## Start

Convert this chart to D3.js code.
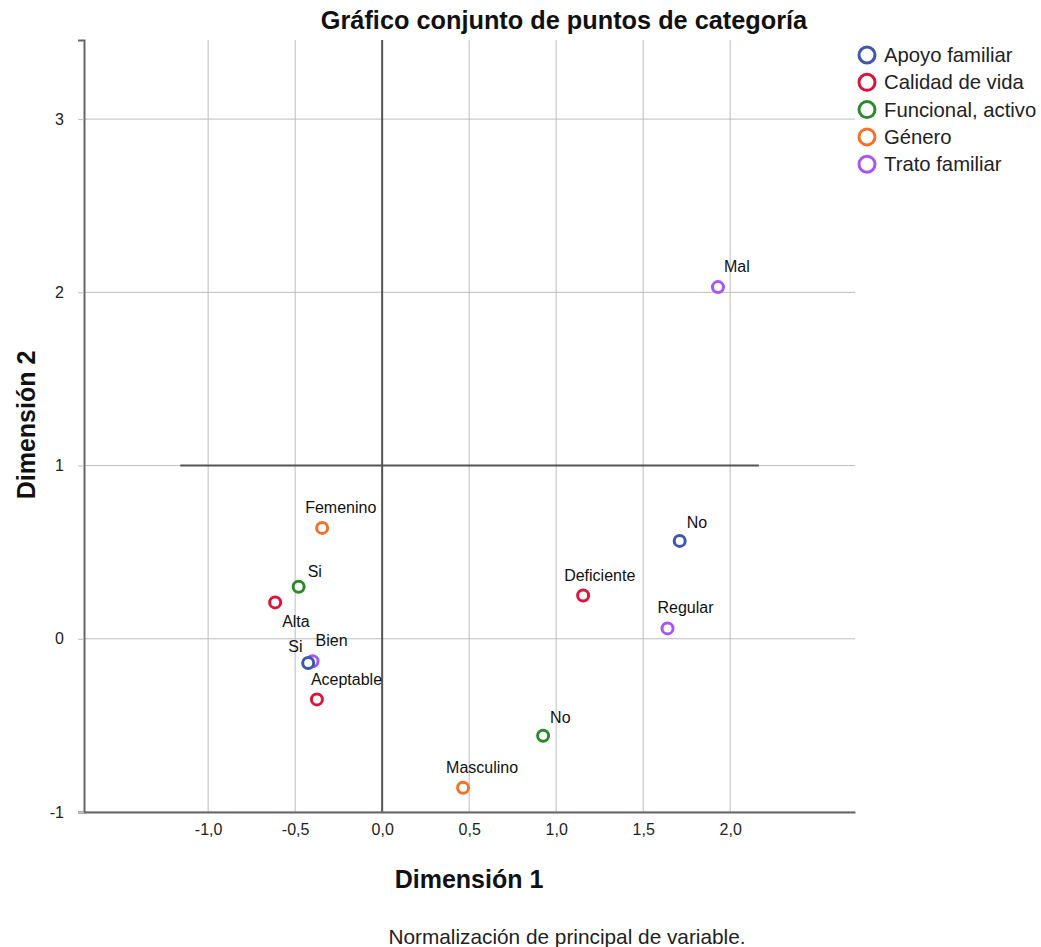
<!DOCTYPE html>
<html lang="es">
<head>
  <meta charset="UTF-8">
  <title>Gráfico conjunto de puntos de categoría</title>
  <script src="https://d3js.org/d3.v7.min.js"></script>
  <style>
    body {
      margin: 0;
      background: #fff;
      font-family: "Liberation Sans", Arial, sans-serif;
    }
  </style>
</head>
<body>
  <div id="chart"></div>
  <script>
    // datos
    const variables = ["Apoyo familiar", "Calidad de vida", "Funcional, activo", "Género", "Trato familiar"];
    const colors = ["#3f58ae", "#dc143c", "#2b8a2b", "#f5712a", "#a855f5"];

    const pointLabels = ["Mal", "No", "Regular", "Deficiente", "Femenino", "Si", "Alta", "Bien", "Si", "Aceptable", "No", "Masculino"];
    const pointVar    = [4, 0, 4, 1, 3, 2, 1, 4, 0, 1, 2, 3];
    const dim1        = [1.93, 1.71, 1.64, 1.155, -0.345, -0.48, -0.615, -0.40, -0.425, -0.375, 0.925, 0.465];
    const dim2        = [2.03, 0.565, 0.06, 0.25, 0.64, 0.30, 0.21, -0.13, -0.14, -0.35, -0.56, -0.86];

    const xTicks = [-1, -0.5, 0, 0.5, 1, 1.5, 2];
    const yTicks = [-1, 0, 1, 2, 3];

    // desplazamiento de etiquetas (px) respecto al punto
    const labelOffsets = [[6, -15], [7, -13], [-10, -15], [-19, -14], [-17, -15], [9, -10],
                          [7, 25], [3, -15], [-20, -11], [-6, -14], [7, -13], [-17, -15]];

    const width = 1041, height = 947;
    const plotL = 84, plotR = 855, plotT = 40, plotB = 812;

    const x = d3.scaleLinear().domain([-1.7135, 2.7174]).range([plotL, plotR]);
    const y = d3.scaleLinear().domain([-1, 3.4566]).range([plotB, plotT]);

    const svg = d3.select("#chart").append("svg")
      .attr("width", width)
      .attr("height", height);

    // rejilla
    svg.append("g").selectAll("line")
      .data(xTicks)
      .join("line")
      .attr("x1", d => x(d)).attr("x2", d => x(d))
      .attr("y1", plotT).attr("y2", plotB)
      .attr("stroke", "#bdbdbd").attr("stroke-width", 1);

    svg.append("g").selectAll("line")
      .data(yTicks)
      .join("line")
      .attr("x1", plotL).attr("x2", plotR)
      .attr("y1", d => y(d)).attr("y2", d => y(d))
      .attr("stroke", "#bdbdbd").attr("stroke-width", 1);

    // líneas de referencia
    svg.append("line")
      .attr("x1", x(0)).attr("x2", x(0))
      .attr("y1", plotT).attr("y2", plotB)
      .attr("stroke", "#555").attr("stroke-width", 2);
    svg.append("line")
      .attr("x1", x(-1.16)).attr("x2", x(2.165))
      .attr("y1", y(1)).attr("y2", y(1))
      .attr("stroke", "#555").attr("stroke-width", 2);

    // ejes
    const xAxis = svg.append("g")
      .attr("transform", `translate(0,${plotB})`)
      .call(d3.axisBottom(x).tickValues(xTicks).tickSize(0).tickPadding(12)
        .tickFormat(d => d3.format(".1f")(d).replace(".", ",").replace("−", "-")));
    xAxis.select(".domain").attr("stroke", "#666").attr("stroke-width", 2);
    xAxis.selectAll("text").attr("font-size", 16).attr("fill", "#222")
      .attr("font-family", "Liberation Sans, Arial, sans-serif");

    const yAxis = svg.append("g")
      .attr("transform", `translate(${plotL},0)`)
      .call(d3.axisLeft(y).tickValues(yTicks).tickSize(6).tickPadding(14)
        .tickFormat(d => String(d)));
    yAxis.select(".domain").attr("stroke", "#666").attr("stroke-width", 2);
    yAxis.selectAll(".tick line").attr("stroke", "#bdbdbd");
    yAxis.selectAll("text").attr("font-size", 16).attr("fill", "#222")
      .attr("font-family", "Liberation Sans, Arial, sans-serif");

    // puntos
    const pts = d3.range(pointLabels.length);
    svg.append("g").selectAll("circle")
      .data(pts)
      .join("circle")
      .attr("cx", i => x(dim1[i]))
      .attr("cy", i => y(dim2[i]))
      .attr("r", 5.5)
      .attr("fill", "#fff")
      .attr("stroke", i => colors[pointVar[i]])
      .attr("stroke-width", 3);

    svg.append("g").selectAll("text")
      .data(pts)
      .join("text")
      .attr("x", i => x(dim1[i]) + labelOffsets[i][0])
      .attr("y", i => y(dim2[i]) + labelOffsets[i][1])
      .attr("font-size", 16)
      .attr("fill", "#111")
      .text(i => pointLabels[i]);

    // títulos
    svg.append("text")
      .attr("x", 564).attr("y", 29)
      .attr("text-anchor", "middle")
      .attr("font-size", 25.3).attr("font-weight", "bold")
      .attr("fill", "#111")
      .text("Gráfico conjunto de puntos de categoría");

    svg.append("text")
      .attr("x", 469).attr("y", 888)
      .attr("text-anchor", "middle")
      .attr("font-size", 25).attr("font-weight", "bold")
      .attr("fill", "#111")
      .text("Dimensión 1");

    svg.append("text")
      .attr("transform", "translate(35,425) rotate(-90)")
      .attr("text-anchor", "middle")
      .attr("font-size", 25).attr("font-weight", "bold")
      .attr("fill", "#111")
      .text("Dimensión 2");

    svg.append("text")
      .attr("x", 567).attr("y", 944)
      .attr("text-anchor", "middle")
      .attr("font-size", 20.8)
      .attr("fill", "#222")
      .text("Normalización de principal de variable.");

    // leyenda
    const legend = svg.append("g").attr("transform", "translate(867,55)");
    const items = legend.selectAll("g")
      .data(variables)
      .join("g")
      .attr("transform", (d, i) => `translate(0,${i * 27.3})`);
    items.append("circle")
      .attr("r", 8)
      .attr("fill", "#fff")
      .attr("stroke", (d, i) => colors[i])
      .attr("stroke-width", 3);
    items.append("text")
      .attr("x", 17).attr("y", 7)
      .attr("font-size", 20.3)
      .attr("fill", "#222")
      .text(d => d);
  </script>
</body>
</html>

## End

◆ YOUR TASK
Replicate the material above verbatim; images stay out of the copy.

◆ CORRECT ANSWER
Convert this chart to D3.js code.
<!DOCTYPE html>
<html lang="es">
<head>
  <meta charset="UTF-8">
  <title>Gráfico conjunto de puntos de categoría</title>
  <script src="https://d3js.org/d3.v7.min.js"></script>
  <style>
    body {
      margin: 0;
      background: #fff;
      font-family: "Liberation Sans", Arial, sans-serif;
    }
  </style>
</head>
<body>
  <div id="chart"></div>
  <script>
    // datos
    const variables = ["Apoyo familiar", "Calidad de vida", "Funcional, activo", "Género", "Trato familiar"];
    const colors = ["#3f58ae", "#dc143c", "#2b8a2b", "#f5712a", "#a855f5"];

    const pointLabels = ["Mal", "No", "Regular", "Deficiente", "Femenino", "Si", "Alta", "Bien", "Si", "Aceptable", "No", "Masculino"];
    const pointVar    = [4, 0, 4, 1, 3, 2, 1, 4, 0, 1, 2, 3];
    const dim1        = [1.93, 1.71, 1.64, 1.155, -0.345, -0.48, -0.615, -0.40, -0.425, -0.375, 0.925, 0.465];
    const dim2        = [2.03, 0.565, 0.06, 0.25, 0.64, 0.30, 0.21, -0.13, -0.14, -0.35, -0.56, -0.86];

    const xTicks = [-1, -0.5, 0, 0.5, 1, 1.5, 2];
    const yTicks = [-1, 0, 1, 2, 3];

    // desplazamiento de etiquetas (px) respecto al punto
    const labelOffsets = [[6, -15], [7, -13], [-10, -15], [-19, -14], [-17, -15], [9, -10],
                          [7, 25], [3, -15], [-20, -11], [-6, -14], [7, -13], [-17, -15]];

    const width = 1041, height = 947;
    const plotL = 84, plotR = 855, plotT = 40, plotB = 812;

    const x = d3.scaleLinear().domain([-1.7135, 2.7174]).range([plotL, plotR]);
    const y = d3.scaleLinear().domain([-1, 3.4566]).range([plotB, plotT]);

    const svg = d3.select("#chart").append("svg")
      .attr("width", width)
      .attr("height", height);

    // rejilla
    svg.append("g").selectAll("line")
      .data(xTicks)
      .join("line")
      .attr("x1", d => x(d)).attr("x2", d => x(d))
      .attr("y1", plotT).attr("y2", plotB)
      .attr("stroke", "#bdbdbd").attr("stroke-width", 1);

    svg.append("g").selectAll("line")
      .data(yTicks)
      .join("line")
      .attr("x1", plotL).attr("x2", plotR)
      .attr("y1", d => y(d)).attr("y2", d => y(d))
      .attr("stroke", "#bdbdbd").attr("stroke-width", 1);

    // líneas de referencia
    svg.append("line")
      .attr("x1", x(0)).attr("x2", x(0))
      .attr("y1", plotT).attr("y2", plotB)
      .attr("stroke", "#555").attr("stroke-width", 2);
    svg.append("line")
      .attr("x1", x(-1.16)).attr("x2", x(2.165))
      .attr("y1", y(1)).attr("y2", y(1))
      .attr("stroke", "#555").attr("stroke-width", 2);

    // ejes
    const xAxis = svg.append("g")
      .attr("transform", `translate(0,${plotB})`)
      .call(d3.axisBottom(x).tickValues(xTicks).tickSize(0).tickPadding(12)
        .tickFormat(d => d3.format(".1f")(d).replace(".", ",").replace("−", "-")));
    xAxis.select(".domain").attr("stroke", "#666").attr("stroke-width", 2);
    xAxis.selectAll("text").attr("font-size", 16).attr("fill", "#222")
      .attr("font-family", "Liberation Sans, Arial, sans-serif");

    const yAxis = svg.append("g")
      .attr("transform", `translate(${plotL},0)`)
      .call(d3.axisLeft(y).tickValues(yTicks).tickSize(6).tickPadding(14)
        .tickFormat(d => String(d)));
    yAxis.select(".domain").attr("stroke", "#666").attr("stroke-width", 2);
    yAxis.selectAll(".tick line").attr("stroke", "#bdbdbd");
    yAxis.selectAll("text").attr("font-size", 16).attr("fill", "#222")
      .attr("font-family", "Liberation Sans, Arial, sans-serif");

    // puntos
    const pts = d3.range(pointLabels.length);
    svg.append("g").selectAll("circle")
      .data(pts)
      .join("circle")
      .attr("cx", i => x(dim1[i]))
      .attr("cy", i => y(dim2[i]))
      .attr("r", 5.5)
      .attr("fill", "#fff")
      .attr("stroke", i => colors[pointVar[i]])
      .attr("stroke-width", 3);

    svg.append("g").selectAll("text")
      .data(pts)
      .join("text")
      .attr("x", i => x(dim1[i]) + labelOffsets[i][0])
      .attr("y", i => y(dim2[i]) + labelOffsets[i][1])
      .attr("font-size", 16)
      .attr("fill", "#111")
      .text(i => pointLabels[i]);

    // títulos
    svg.append("text")
      .attr("x", 564).attr("y", 29)
      .attr("text-anchor", "middle")
      .attr("font-size", 25.3).attr("font-weight", "bold")
      .attr("fill", "#111")
      .text("Gráfico conjunto de puntos de categoría");

    svg.append("text")
      .attr("x", 469).attr("y", 888)
      .attr("text-anchor", "middle")
      .attr("font-size", 25).attr("font-weight", "bold")
      .attr("fill", "#111")
      .text("Dimensión 1");

    svg.append("text")
      .attr("transform", "translate(35,425) rotate(-90)")
      .attr("text-anchor", "middle")
      .attr("font-size", 25).attr("font-weight", "bold")
      .attr("fill", "#111")
      .text("Dimensión 2");

    svg.append("text")
      .attr("x", 567).attr("y", 944)
      .attr("text-anchor", "middle")
      .attr("font-size", 20.8)
      .attr("fill", "#222")
      .text("Normalización de principal de variable.");

    // leyenda
    const legend = svg.append("g").attr("transform", "translate(867,55)");
    const items = legend.selectAll("g")
      .data(variables)
      .join("g")
      .attr("transform", (d, i) => `translate(0,${i * 27.3})`);
    items.append("circle")
      .attr("r", 8)
      .attr("fill", "#fff")
      .attr("stroke", (d, i) => colors[i])
      .attr("stroke-width", 3);
    items.append("text")
      .attr("x", 17).attr("y", 7)
      .attr("font-size", 20.3)
      .attr("fill", "#222")
      .text(d => d);
  </script>
</body>
</html>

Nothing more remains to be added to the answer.